# Data segment
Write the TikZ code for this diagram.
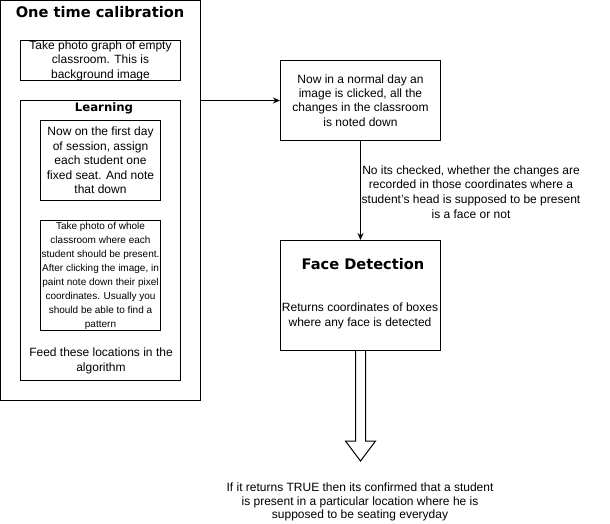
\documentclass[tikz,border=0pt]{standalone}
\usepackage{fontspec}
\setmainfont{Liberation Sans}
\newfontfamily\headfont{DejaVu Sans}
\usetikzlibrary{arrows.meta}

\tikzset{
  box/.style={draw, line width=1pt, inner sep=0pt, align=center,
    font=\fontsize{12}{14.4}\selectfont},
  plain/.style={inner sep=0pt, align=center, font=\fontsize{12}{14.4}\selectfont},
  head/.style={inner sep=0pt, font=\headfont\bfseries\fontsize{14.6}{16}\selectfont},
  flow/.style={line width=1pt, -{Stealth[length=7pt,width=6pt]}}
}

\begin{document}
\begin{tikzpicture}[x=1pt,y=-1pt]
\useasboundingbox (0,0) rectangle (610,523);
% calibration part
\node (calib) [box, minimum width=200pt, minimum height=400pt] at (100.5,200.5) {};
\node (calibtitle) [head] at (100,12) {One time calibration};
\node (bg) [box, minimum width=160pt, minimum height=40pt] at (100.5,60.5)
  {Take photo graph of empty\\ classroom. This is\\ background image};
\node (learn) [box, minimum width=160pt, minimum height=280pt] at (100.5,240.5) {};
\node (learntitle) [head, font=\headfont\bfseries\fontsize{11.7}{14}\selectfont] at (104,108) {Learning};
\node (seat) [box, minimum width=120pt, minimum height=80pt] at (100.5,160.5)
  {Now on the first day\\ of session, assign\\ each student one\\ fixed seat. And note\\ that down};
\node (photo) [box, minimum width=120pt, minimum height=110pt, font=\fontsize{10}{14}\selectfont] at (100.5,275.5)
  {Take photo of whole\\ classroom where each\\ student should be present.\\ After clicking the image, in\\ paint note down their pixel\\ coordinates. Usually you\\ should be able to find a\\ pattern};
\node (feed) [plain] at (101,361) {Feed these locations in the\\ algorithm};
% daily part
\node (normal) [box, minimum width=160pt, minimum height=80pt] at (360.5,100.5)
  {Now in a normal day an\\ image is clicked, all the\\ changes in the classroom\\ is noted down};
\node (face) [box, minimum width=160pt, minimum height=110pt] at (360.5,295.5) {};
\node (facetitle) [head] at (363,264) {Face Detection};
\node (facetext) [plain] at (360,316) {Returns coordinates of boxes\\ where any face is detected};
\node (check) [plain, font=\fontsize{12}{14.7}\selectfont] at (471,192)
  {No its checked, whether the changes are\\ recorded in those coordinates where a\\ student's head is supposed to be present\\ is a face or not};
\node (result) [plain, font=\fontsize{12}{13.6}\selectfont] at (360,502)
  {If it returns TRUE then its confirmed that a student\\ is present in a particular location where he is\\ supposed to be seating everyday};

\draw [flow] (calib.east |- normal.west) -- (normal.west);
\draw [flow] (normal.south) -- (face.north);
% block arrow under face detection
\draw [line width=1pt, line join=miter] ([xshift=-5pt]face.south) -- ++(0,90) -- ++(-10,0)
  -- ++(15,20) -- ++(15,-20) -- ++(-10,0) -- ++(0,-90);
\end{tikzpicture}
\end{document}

# Task statement
Set the data above down again exactly as given, with no pictures.

# Answer to the problem
Write the TikZ code for this diagram.
\documentclass[tikz,border=0pt]{standalone}
\usepackage{fontspec}
\setmainfont{Liberation Sans}
\newfontfamily\headfont{DejaVu Sans}
\usetikzlibrary{arrows.meta}

\tikzset{
  box/.style={draw, line width=1pt, inner sep=0pt, align=center,
    font=\fontsize{12}{14.4}\selectfont},
  plain/.style={inner sep=0pt, align=center, font=\fontsize{12}{14.4}\selectfont},
  head/.style={inner sep=0pt, font=\headfont\bfseries\fontsize{14.6}{16}\selectfont},
  flow/.style={line width=1pt, -{Stealth[length=7pt,width=6pt]}}
}

\begin{document}
\begin{tikzpicture}[x=1pt,y=-1pt]
\useasboundingbox (0,0) rectangle (610,523);
% calibration part
\node (calib) [box, minimum width=200pt, minimum height=400pt] at (100.5,200.5) {};
\node (calibtitle) [head] at (100,12) {One time calibration};
\node (bg) [box, minimum width=160pt, minimum height=40pt] at (100.5,60.5)
  {Take photo graph of empty\\ classroom. This is\\ background image};
\node (learn) [box, minimum width=160pt, minimum height=280pt] at (100.5,240.5) {};
\node (learntitle) [head, font=\headfont\bfseries\fontsize{11.7}{14}\selectfont] at (104,108) {Learning};
\node (seat) [box, minimum width=120pt, minimum height=80pt] at (100.5,160.5)
  {Now on the first day\\ of session, assign\\ each student one\\ fixed seat. And note\\ that down};
\node (photo) [box, minimum width=120pt, minimum height=110pt, font=\fontsize{10}{14}\selectfont] at (100.5,275.5)
  {Take photo of whole\\ classroom where each\\ student should be present.\\ After clicking the image, in\\ paint note down their pixel\\ coordinates. Usually you\\ should be able to find a\\ pattern};
\node (feed) [plain] at (101,361) {Feed these locations in the\\ algorithm};
% daily part
\node (normal) [box, minimum width=160pt, minimum height=80pt] at (360.5,100.5)
  {Now in a normal day an\\ image is clicked, all the\\ changes in the classroom\\ is noted down};
\node (face) [box, minimum width=160pt, minimum height=110pt] at (360.5,295.5) {};
\node (facetitle) [head] at (363,264) {Face Detection};
\node (facetext) [plain] at (360,316) {Returns coordinates of boxes\\ where any face is detected};
\node (check) [plain, font=\fontsize{12}{14.7}\selectfont] at (471,192)
  {No its checked, whether the changes are\\ recorded in those coordinates where a\\ student's head is supposed to be present\\ is a face or not};
\node (result) [plain, font=\fontsize{12}{13.6}\selectfont] at (360,502)
  {If it returns TRUE then its confirmed that a student\\ is present in a particular location where he is\\ supposed to be seating everyday};

\draw [flow] (calib.east |- normal.west) -- (normal.west);
\draw [flow] (normal.south) -- (face.north);
% block arrow under face detection
\draw [line width=1pt, line join=miter] ([xshift=-5pt]face.south) -- ++(0,90) -- ++(-10,0)
  -- ++(15,20) -- ++(15,-20) -- ++(-10,0) -- ++(0,-90);
\end{tikzpicture}
\end{document}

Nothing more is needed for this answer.